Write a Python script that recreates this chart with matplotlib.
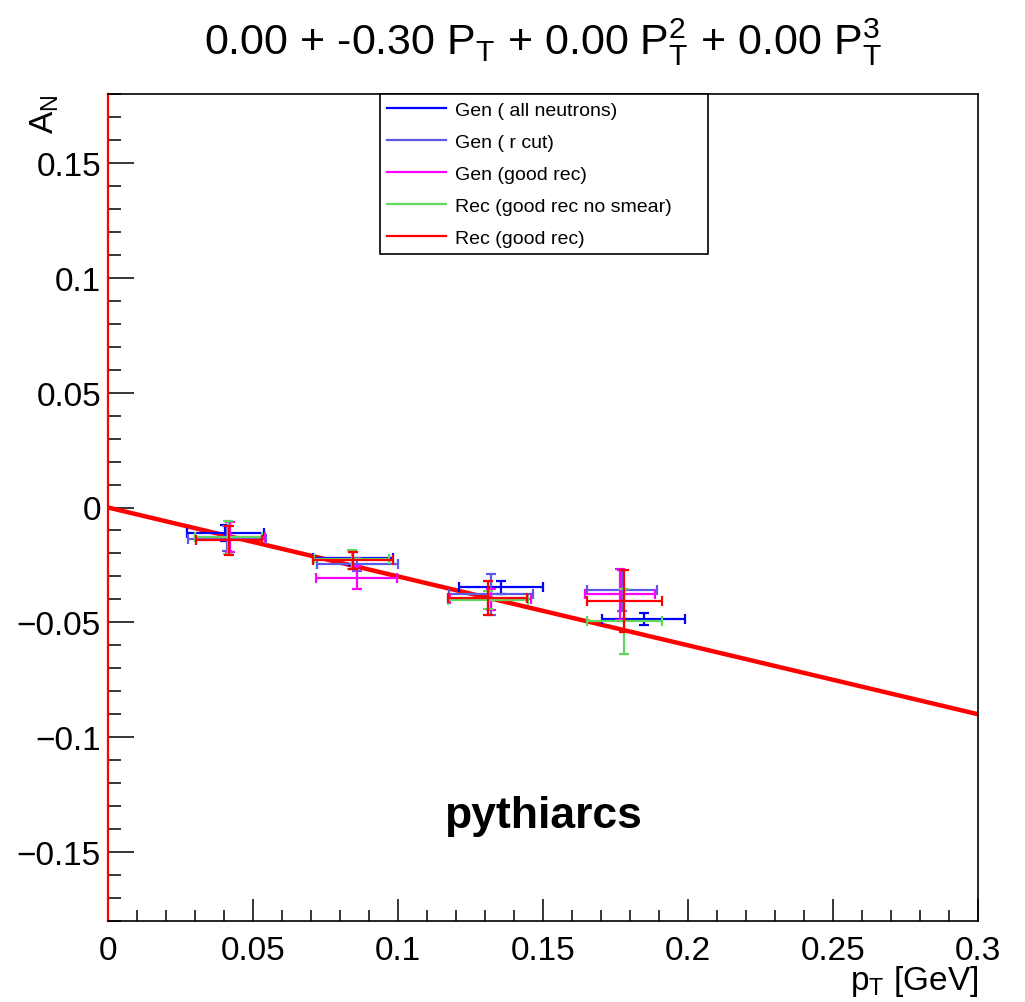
import numpy as np
import matplotlib
matplotlib.use("Agg")
import matplotlib.pyplot as plt
from matplotlib.lines import Line2D
from matplotlib.ticker import MultipleLocator

plt.rcParams['font.family'] = ['Liberation Sans', 'DejaVu Sans']
plt.rcParams['mathtext.default'] = 'regular'

# fit coefficients p0 + p1 x + p2 x^2 + p3 x^3
fit_pars = [0.00, -0.30, 0.00, 0.00]

labels = ['Gen ( all neutrons)', 'Gen ( r cut)', 'Gen (good rec)',
          'Rec (good rec no smear)', 'Rec (good rec)']
colors = ['#0000ff', '#5a5ae6', '#ff00ff', '#5fd85f', '#ff0000']

# Gen (all neutrons)
gen_all_x = [0.0405, 0.0845, 0.1355, 0.1847]
gen_all_xerr = [0.0133, 0.0138, 0.0145, 0.0143]
gen_all_y = [-0.0113, -0.0222, -0.0348, -0.0487]
gen_all_yerr = [0.0035, 0.0030, 0.0030, 0.0026]

# Gen (r cut)
gen_rcut_x = [0.0410, 0.0860, 0.1320, 0.1772]
gen_rcut_xerr = [0.0135, 0.0140, 0.0145, 0.0120]
gen_rcut_y = [-0.0135, -0.0248, -0.0378, -0.0361]
gen_rcut_yerr = [0.0054, 0.0030, 0.0090, 0.0090]

# Gen (good rec)
gen_good_x = [0.0420, 0.0857, 0.1320, 0.1766]
gen_good_xerr = [0.0120, 0.0140, 0.0140, 0.0120]
gen_good_y = [-0.0130, -0.0305, -0.0400, -0.0378]
gen_good_yerr = [0.0065, 0.0050, 0.0045, 0.0110]

# Rec (good rec no smear)
rec_nosm_x = [0.0415, 0.0840, 0.1310, 0.1780]
rec_nosm_xerr = [0.0115, 0.0130, 0.0138, 0.0130]
rec_nosm_y = [-0.0130, -0.0226, -0.0404, -0.0496]
rec_nosm_yerr = [0.0072, 0.0043, 0.0040, 0.0143]

# Rec (good rec)
rec_good_x = [0.0417, 0.0845, 0.1309, 0.1780]
rec_good_xerr = [0.0114, 0.0138, 0.0136, 0.0130]
rec_good_y = [-0.0143, -0.0230, -0.0396, -0.0407]
rec_good_yerr = [0.0063, 0.0037, 0.0074, 0.0137]

series = [
    (gen_all_x, gen_all_xerr, gen_all_y, gen_all_yerr),
    (gen_rcut_x, gen_rcut_xerr, gen_rcut_y, gen_rcut_yerr),
    (gen_good_x, gen_good_xerr, gen_good_y, gen_good_yerr),
    (rec_nosm_x, rec_nosm_xerr, rec_nosm_y, rec_nosm_yerr),
    (rec_good_x, rec_good_xerr, rec_good_y, rec_good_yerr),
]

fig = plt.figure(figsize=(10.25, 10.03), dpi=100)
ax = fig.add_axes([108/1025, 1 - 922/1003, 870/1025, 827/1003])

# fit curve
xf = np.linspace(0, 0.3, 300)
yf = sum(p * xf**i for i, p in enumerate(fit_pars))
ax.plot(xf, yf, color='red', lw=3.2, zorder=2)

for (x, xe, y, ye), c in zip(series, colors):
    ax.errorbar(x, y, xerr=xe, yerr=ye, fmt='none', ecolor=c, elinewidth=1.6,
                capsize=3.5, capthick=1.6, zorder=3)

ax.set_xlim(0, 0.3)
ax.set_ylim(-0.18, 0.18)
ax.xaxis.set_major_locator(MultipleLocator(0.05))
ax.xaxis.set_minor_locator(MultipleLocator(0.01))
ax.yaxis.set_major_locator(MultipleLocator(0.05))
ax.yaxis.set_minor_locator(MultipleLocator(0.01))
ax.set_xticks([0, 0.05, 0.1, 0.15, 0.2, 0.25, 0.3])
ax.set_xticklabels(['0', '0.05', '0.1', '0.15', '0.2', '0.25', '0.3'])
ax.set_yticks([-0.15, -0.1, -0.05, 0, 0.05, 0.1, 0.15])
ax.set_yticklabels(['\u22120.15', '\u22120.1', '\u22120.05', '0', '0.05', '0.1', '0.15'])

ax.tick_params(axis='x', which='major', direction='in', length=16, width=1.1,
               labelsize=24, pad=10, top=False)
ax.tick_params(axis='x', which='minor', direction='in', length=8, width=1.1, top=False)
ax.tick_params(axis='y', which='major', direction='in', length=19, width=1.1,
               labelsize=24, pad=5, right=False)
ax.tick_params(axis='y', which='minor', direction='in', length=9.5, width=1.1, right=False)
for s in ax.spines.values():
    s.set_linewidth(1.2)
ax.spines['left'].set_color('red')
ax.spines['left'].set_linewidth(1.6)

handles = [Line2D([], [], color=c, lw=1.6) for c in colors]
leg = ax.legend(handles, labels, loc='upper left', bbox_to_anchor=(0.313, 0.81, 0.377, 0.19),
                mode='expand', borderaxespad=0, fontsize=14, handlelength=3.0,
                handletextpad=0.5, labelspacing=0.74, borderpad=0.36,
                fancybox=False, framealpha=1, edgecolor='black')
leg.get_frame().set_linewidth(1.2)

ax.text(0.15, -0.134, 'pythiarcs', ha='center', va='center', fontsize=32,
        fontweight='bold')

fig.text(0.53, 1 - 42/1003, r'0.00 + -0.30 P$_{T}$ + 0.00 P$_{T}^{2}$ + 0.00 P$_{T}^{3}$',
         ha='center', va='center', fontsize=31)
fig.text(45/1025, 1 - 95/1003, r'A$_{N}$', rotation=90, ha='center', va='top', fontsize=24)
fig.text(978/1025, 1 - 982/1003, r'p$_{T}$ [GeV]', ha='right', va='center', fontsize=24)

fig.savefig('out.png', dpi=100)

□ □ □ □ □

Short task
Make an exact reproduction of the listing above, without any pictures.

Complete output
Write a Python script that recreates this chart with matplotlib.
import numpy as np
import matplotlib
matplotlib.use("Agg")
import matplotlib.pyplot as plt
from matplotlib.lines import Line2D
from matplotlib.ticker import MultipleLocator

plt.rcParams['font.family'] = ['Liberation Sans', 'DejaVu Sans']
plt.rcParams['mathtext.default'] = 'regular'

# fit coefficients p0 + p1 x + p2 x^2 + p3 x^3
fit_pars = [0.00, -0.30, 0.00, 0.00]

labels = ['Gen ( all neutrons)', 'Gen ( r cut)', 'Gen (good rec)',
          'Rec (good rec no smear)', 'Rec (good rec)']
colors = ['#0000ff', '#5a5ae6', '#ff00ff', '#5fd85f', '#ff0000']

# Gen (all neutrons)
gen_all_x = [0.0405, 0.0845, 0.1355, 0.1847]
gen_all_xerr = [0.0133, 0.0138, 0.0145, 0.0143]
gen_all_y = [-0.0113, -0.0222, -0.0348, -0.0487]
gen_all_yerr = [0.0035, 0.0030, 0.0030, 0.0026]

# Gen (r cut)
gen_rcut_x = [0.0410, 0.0860, 0.1320, 0.1772]
gen_rcut_xerr = [0.0135, 0.0140, 0.0145, 0.0120]
gen_rcut_y = [-0.0135, -0.0248, -0.0378, -0.0361]
gen_rcut_yerr = [0.0054, 0.0030, 0.0090, 0.0090]

# Gen (good rec)
gen_good_x = [0.0420, 0.0857, 0.1320, 0.1766]
gen_good_xerr = [0.0120, 0.0140, 0.0140, 0.0120]
gen_good_y = [-0.0130, -0.0305, -0.0400, -0.0378]
gen_good_yerr = [0.0065, 0.0050, 0.0045, 0.0110]

# Rec (good rec no smear)
rec_nosm_x = [0.0415, 0.0840, 0.1310, 0.1780]
rec_nosm_xerr = [0.0115, 0.0130, 0.0138, 0.0130]
rec_nosm_y = [-0.0130, -0.0226, -0.0404, -0.0496]
rec_nosm_yerr = [0.0072, 0.0043, 0.0040, 0.0143]

# Rec (good rec)
rec_good_x = [0.0417, 0.0845, 0.1309, 0.1780]
rec_good_xerr = [0.0114, 0.0138, 0.0136, 0.0130]
rec_good_y = [-0.0143, -0.0230, -0.0396, -0.0407]
rec_good_yerr = [0.0063, 0.0037, 0.0074, 0.0137]

series = [
    (gen_all_x, gen_all_xerr, gen_all_y, gen_all_yerr),
    (gen_rcut_x, gen_rcut_xerr, gen_rcut_y, gen_rcut_yerr),
    (gen_good_x, gen_good_xerr, gen_good_y, gen_good_yerr),
    (rec_nosm_x, rec_nosm_xerr, rec_nosm_y, rec_nosm_yerr),
    (rec_good_x, rec_good_xerr, rec_good_y, rec_good_yerr),
]

fig = plt.figure(figsize=(10.25, 10.03), dpi=100)
ax = fig.add_axes([108/1025, 1 - 922/1003, 870/1025, 827/1003])

# fit curve
xf = np.linspace(0, 0.3, 300)
yf = sum(p * xf**i for i, p in enumerate(fit_pars))
ax.plot(xf, yf, color='red', lw=3.2, zorder=2)

for (x, xe, y, ye), c in zip(series, colors):
    ax.errorbar(x, y, xerr=xe, yerr=ye, fmt='none', ecolor=c, elinewidth=1.6,
                capsize=3.5, capthick=1.6, zorder=3)

ax.set_xlim(0, 0.3)
ax.set_ylim(-0.18, 0.18)
ax.xaxis.set_major_locator(MultipleLocator(0.05))
ax.xaxis.set_minor_locator(MultipleLocator(0.01))
ax.yaxis.set_major_locator(MultipleLocator(0.05))
ax.yaxis.set_minor_locator(MultipleLocator(0.01))
ax.set_xticks([0, 0.05, 0.1, 0.15, 0.2, 0.25, 0.3])
ax.set_xticklabels(['0', '0.05', '0.1', '0.15', '0.2', '0.25', '0.3'])
ax.set_yticks([-0.15, -0.1, -0.05, 0, 0.05, 0.1, 0.15])
ax.set_yticklabels(['\u22120.15', '\u22120.1', '\u22120.05', '0', '0.05', '0.1', '0.15'])

ax.tick_params(axis='x', which='major', direction='in', length=16, width=1.1,
               labelsize=24, pad=10, top=False)
ax.tick_params(axis='x', which='minor', direction='in', length=8, width=1.1, top=False)
ax.tick_params(axis='y', which='major', direction='in', length=19, width=1.1,
               labelsize=24, pad=5, right=False)
ax.tick_params(axis='y', which='minor', direction='in', length=9.5, width=1.1, right=False)
for s in ax.spines.values():
    s.set_linewidth(1.2)
ax.spines['left'].set_color('red')
ax.spines['left'].set_linewidth(1.6)

handles = [Line2D([], [], color=c, lw=1.6) for c in colors]
leg = ax.legend(handles, labels, loc='upper left', bbox_to_anchor=(0.313, 0.81, 0.377, 0.19),
                mode='expand', borderaxespad=0, fontsize=14, handlelength=3.0,
                handletextpad=0.5, labelspacing=0.74, borderpad=0.36,
                fancybox=False, framealpha=1, edgecolor='black')
leg.get_frame().set_linewidth(1.2)

ax.text(0.15, -0.134, 'pythiarcs', ha='center', va='center', fontsize=32,
        fontweight='bold')

fig.text(0.53, 1 - 42/1003, r'0.00 + -0.30 P$_{T}$ + 0.00 P$_{T}^{2}$ + 0.00 P$_{T}^{3}$',
         ha='center', va='center', fontsize=31)
fig.text(45/1025, 1 - 95/1003, r'A$_{N}$', rotation=90, ha='center', va='top', fontsize=24)
fig.text(978/1025, 1 - 982/1003, r'p$_{T}$ [GeV]', ha='right', va='center', fontsize=24)

fig.savefig('out.png', dpi=100)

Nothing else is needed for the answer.